What is needed: Would you transcribe the whole listing exactly, minus its pictures?

Data excerpt:
--

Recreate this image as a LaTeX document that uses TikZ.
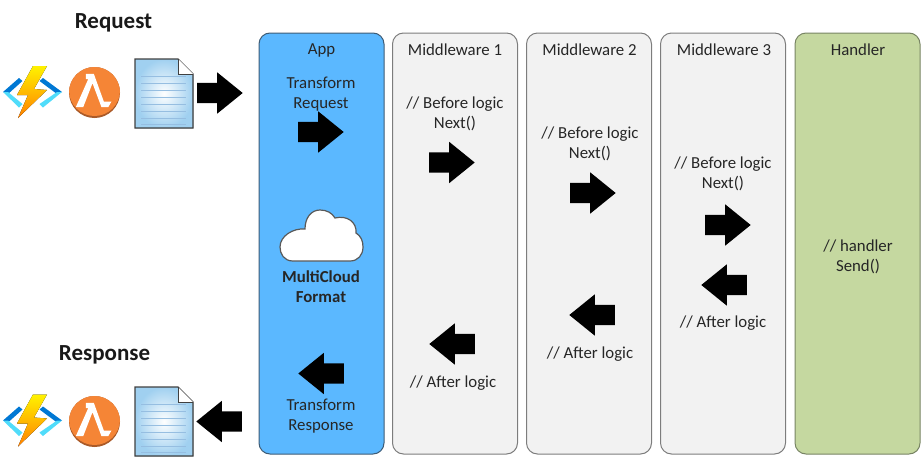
\documentclass[tikz,border=0pt]{standalone}
\usepackage{fontspec}
\setmainfont{Carlito}
\usetikzlibrary{shapes.arrows}
\definecolor{appcol}{RGB}{91,184,255}
\definecolor{appline}{RGB}{62,92,118}
\definecolor{midcol}{RGB}{242,242,242}
\definecolor{midline}{RGB}{125,125,125}
\definecolor{hancol}{RGB}{197,216,160}
\definecolor{hanline}{RGB}{120,132,100}
\definecolor{awscol}{RGB}{245,133,54}
\definecolor{awsdark}{RGB}{170,90,40}
\definecolor{azdark}{RGB}{0,120,212}
\definecolor{azlight}{RGB}{80,220,250}
\definecolor{docblue}{RGB}{160,208,240}
\definecolor{docline}{RGB}{150,190,225}
\tikzset{column/.style={draw,rounded corners=11,line width=1,minimum width=125,minimum height=421,inner sep=0}}
\tikzset{label/.style={inner sep=0,align=center,font=\fontsize{16.8}{20}\selectfont,text=black!85}}
\tikzset{boldlabel/.style={label,font=\fontsize{16.8}{20}\selectfont\bfseries}}
\tikzset{title/.style={inner sep=0,font=\fontsize{23}{26}\selectfont\bfseries,text=black!90}}
\tikzset{flow/.style={single arrow,fill=black,inner sep=0,text height=20,text depth=0,minimum width=41,minimum height=45.5,single arrow head extend=10.5,single arrow tip angle=78,anchor=tail}}
\tikzset{back/.style={flow,shape border rotate=180}}
\tikzset{pics/azureicon/.style={code={
  \fill [azdark] (-14,-15) -- (-10.5,-12) -- (-25,1) -- (-30,-1) -- cycle;
  \fill [azlight] (-30,-1) -- (-25,-1) -- (-10.5,11) -- (-14,14.5) -- cycle;
  \fill [azdark] (10,-15) -- (6.5,-12) -- (24,1) -- (29,-1) -- cycle;
  \fill [azlight] (29,-1) -- (24,-1) -- (6.5,11) -- (10,14.5) -- cycle;
  \fill [top color=yellow!90!orange,bottom color=orange] (0,-27) -- (14,-27) -- (1,-4) -- (14,-3) -- (-15,25) -- (-5,2) -- (-16,2) -- cycle;
}}}
\tikzset{pics/lambdaicon/.style={code={
  \fill [awsdark] (0,0) circle (25.5);
  \begin{scope}
  \clip (0,0) circle (25.5);
  \fill [awscol] (0,-2) circle (25.5);
  \end{scope}
  \fill [white] (-8.7,-18.7) -- (-0.7,-18.7) -- (9.3,9) -- (17,9) -- (13.7,14.7) -- (7,14.7) -- (-2,-9.3) -- (-11.3,14.7) -- (-18.7,14.7) -- (-6.3,-13.3) -- (-8.7,-13.3) -- cycle;
}}}
\tikzset{pics/docicon/.style={code={
  \fill [inner color=white,outer color=docblue] (0,0) -- (43,0) -- (58,15) -- (58,69) -- (0,69) -- cycle;
  \foreach \y in {17,24,31,38,45,52,59,65} {
    \draw [docline,line width=.7] (6,\y) -- (51,\y);
  }
  \draw [black!75,line width=1.3] (0,0) -- (43,0) -- (58,15) -- (58,69) -- (0,69) -- cycle;
  \fill [white] (43,0) -- (58,15) -- (43,15) -- cycle;
  \draw [black!75,line width=.8] (43,0) -- (43,15) -- (58,15);
}}}
\begin{document}
\begin{tikzpicture}[x=1pt,y=-1pt]
\useasboundingbox (0,0) rectangle (923,458);

\node [column,fill=appcol,draw=appline] (app) at (321.5,243.5) {};
\node [column,fill=midcol,draw=midline] (mw1) at (455,243.5) {};
\node [column,fill=midcol,draw=midline] (mw2) at (589,243.5) {};
\node [column,fill=midcol,draw=midline] (mw3) at (723,243.5) {};
\node [column,fill=hancol,draw=hanline] (handler) at (857.5,243.5) {};

\node [title] (request) at (113.5,23) {Request};
\node [title] (response) at (104.5,355) {Response};

\node [label] (applabel) at (321.5,50) {App};
\node [label] (mw1label) at (455,50) {Middleware 1};
\node [label] (mw2label) at (589.5,50) {Middleware 2};
\node [label] (mw3label) at (724,50) {Middleware 3};
\node [label] (handlerlabel) at (858,50) {Handler};

\node [label] (treq) at (321,94) {Transform\\Request};
\node [boldlabel] (format) at (321,287) {MultiCloud\\Format};
\node [label] (tres) at (321,416) {Transform\\Response};

\node [label] (before1) at (455,114) {// Before logic\\Next()};
\node [label] (before2) at (590,144) {// Before logic\\Next()};
\node [label] (before3) at (723,174) {// Before logic\\Next()};

\node [label] (after1) at (453,383) {// After logic};
\node [label] (after2) at (590,354) {// After logic};
\node [label] (after3) at (723,323) {// After logic};

\node [label] (send) at (858,257) {// handler\\Send()};

\node [flow] (a0) at (197,93) {};
\node [flow] (a1) at (298,132) {};
\node [flow] (a2) at (429,162.5) {};
\node [flow] (a3) at (570,193) {};
\node [flow] (a4) at (705,225) {};

\node [back] (b4) at (747,285) {};
\node [back] (b3) at (615,315) {};
\node [back] (b2) at (475,344) {};
\node [back] (b1) at (344,373.5) {};
\node [back] (b0) at (242,421.5) {};

\draw [fill=white,draw=black!65,line width=1.2] (293,261) .. controls (284,261) and (280,254) .. (280,247)
  .. controls (280,236) and (293,228) .. (305,229)
  .. controls (305,218) and (311,210) .. (320,210)
  .. controls (327,210) and (332,213) .. (335,218)
  .. controls (347,215) and (357,222) .. (356,233)
  .. controls (361,236) and (363,241) .. (363,247)
  .. controls (363,255) and (358,261) .. (350,261) -- cycle;

\pic at (33,93) {azureicon};
\pic at (94.5,92.5) {lambdaicon};
\pic at (135,59) {docicon};

\pic at (33,421.5) {azureicon};
\pic at (94.5,421.5) {lambdaicon};
\pic at (135,387) {docicon};
\end{tikzpicture}
\end{document}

--

Complete answer:
Recreate this image as a LaTeX document that uses TikZ.
\documentclass[tikz,border=0pt]{standalone}
\usepackage{fontspec}
\setmainfont{Carlito}
\usetikzlibrary{shapes.arrows}
\definecolor{appcol}{RGB}{91,184,255}
\definecolor{appline}{RGB}{62,92,118}
\definecolor{midcol}{RGB}{242,242,242}
\definecolor{midline}{RGB}{125,125,125}
\definecolor{hancol}{RGB}{197,216,160}
\definecolor{hanline}{RGB}{120,132,100}
\definecolor{awscol}{RGB}{245,133,54}
\definecolor{awsdark}{RGB}{170,90,40}
\definecolor{azdark}{RGB}{0,120,212}
\definecolor{azlight}{RGB}{80,220,250}
\definecolor{docblue}{RGB}{160,208,240}
\definecolor{docline}{RGB}{150,190,225}
\tikzset{column/.style={draw,rounded corners=11,line width=1,minimum width=125,minimum height=421,inner sep=0}}
\tikzset{label/.style={inner sep=0,align=center,font=\fontsize{16.8}{20}\selectfont,text=black!85}}
\tikzset{boldlabel/.style={label,font=\fontsize{16.8}{20}\selectfont\bfseries}}
\tikzset{title/.style={inner sep=0,font=\fontsize{23}{26}\selectfont\bfseries,text=black!90}}
\tikzset{flow/.style={single arrow,fill=black,inner sep=0,text height=20,text depth=0,minimum width=41,minimum height=45.5,single arrow head extend=10.5,single arrow tip angle=78,anchor=tail}}
\tikzset{back/.style={flow,shape border rotate=180}}
\tikzset{pics/azureicon/.style={code={
  \fill [azdark] (-14,-15) -- (-10.5,-12) -- (-25,1) -- (-30,-1) -- cycle;
  \fill [azlight] (-30,-1) -- (-25,-1) -- (-10.5,11) -- (-14,14.5) -- cycle;
  \fill [azdark] (10,-15) -- (6.5,-12) -- (24,1) -- (29,-1) -- cycle;
  \fill [azlight] (29,-1) -- (24,-1) -- (6.5,11) -- (10,14.5) -- cycle;
  \fill [top color=yellow!90!orange,bottom color=orange] (0,-27) -- (14,-27) -- (1,-4) -- (14,-3) -- (-15,25) -- (-5,2) -- (-16,2) -- cycle;
}}}
\tikzset{pics/lambdaicon/.style={code={
  \fill [awsdark] (0,0) circle (25.5);
  \begin{scope}
  \clip (0,0) circle (25.5);
  \fill [awscol] (0,-2) circle (25.5);
  \end{scope}
  \fill [white] (-8.7,-18.7) -- (-0.7,-18.7) -- (9.3,9) -- (17,9) -- (13.7,14.7) -- (7,14.7) -- (-2,-9.3) -- (-11.3,14.7) -- (-18.7,14.7) -- (-6.3,-13.3) -- (-8.7,-13.3) -- cycle;
}}}
\tikzset{pics/docicon/.style={code={
  \fill [inner color=white,outer color=docblue] (0,0) -- (43,0) -- (58,15) -- (58,69) -- (0,69) -- cycle;
  \foreach \y in {17,24,31,38,45,52,59,65} {
    \draw [docline,line width=.7] (6,\y) -- (51,\y);
  }
  \draw [black!75,line width=1.3] (0,0) -- (43,0) -- (58,15) -- (58,69) -- (0,69) -- cycle;
  \fill [white] (43,0) -- (58,15) -- (43,15) -- cycle;
  \draw [black!75,line width=.8] (43,0) -- (43,15) -- (58,15);
}}}
\begin{document}
\begin{tikzpicture}[x=1pt,y=-1pt]
\useasboundingbox (0,0) rectangle (923,458);

\node [column,fill=appcol,draw=appline] (app) at (321.5,243.5) {};
\node [column,fill=midcol,draw=midline] (mw1) at (455,243.5) {};
\node [column,fill=midcol,draw=midline] (mw2) at (589,243.5) {};
\node [column,fill=midcol,draw=midline] (mw3) at (723,243.5) {};
\node [column,fill=hancol,draw=hanline] (handler) at (857.5,243.5) {};

\node [title] (request) at (113.5,23) {Request};
\node [title] (response) at (104.5,355) {Response};

\node [label] (applabel) at (321.5,50) {App};
\node [label] (mw1label) at (455,50) {Middleware 1};
\node [label] (mw2label) at (589.5,50) {Middleware 2};
\node [label] (mw3label) at (724,50) {Middleware 3};
\node [label] (handlerlabel) at (858,50) {Handler};

\node [label] (treq) at (321,94) {Transform\\Request};
\node [boldlabel] (format) at (321,287) {MultiCloud\\Format};
\node [label] (tres) at (321,416) {Transform\\Response};

\node [label] (before1) at (455,114) {// Before logic\\Next()};
\node [label] (before2) at (590,144) {// Before logic\\Next()};
\node [label] (before3) at (723,174) {// Before logic\\Next()};

\node [label] (after1) at (453,383) {// After logic};
\node [label] (after2) at (590,354) {// After logic};
\node [label] (after3) at (723,323) {// After logic};

\node [label] (send) at (858,257) {// handler\\Send()};

\node [flow] (a0) at (197,93) {};
\node [flow] (a1) at (298,132) {};
\node [flow] (a2) at (429,162.5) {};
\node [flow] (a3) at (570,193) {};
\node [flow] (a4) at (705,225) {};

\node [back] (b4) at (747,285) {};
\node [back] (b3) at (615,315) {};
\node [back] (b2) at (475,344) {};
\node [back] (b1) at (344,373.5) {};
\node [back] (b0) at (242,421.5) {};

\draw [fill=white,draw=black!65,line width=1.2] (293,261) .. controls (284,261) and (280,254) .. (280,247)
  .. controls (280,236) and (293,228) .. (305,229)
  .. controls (305,218) and (311,210) .. (320,210)
  .. controls (327,210) and (332,213) .. (335,218)
  .. controls (347,215) and (357,222) .. (356,233)
  .. controls (361,236) and (363,241) .. (363,247)
  .. controls (363,255) and (358,261) .. (350,261) -- cycle;

\pic at (33,93) {azureicon};
\pic at (94.5,92.5) {lambdaicon};
\pic at (135,59) {docicon};

\pic at (33,421.5) {azureicon};
\pic at (94.5,421.5) {lambdaicon};
\pic at (135,387) {docicon};
\end{tikzpicture}
\end{document}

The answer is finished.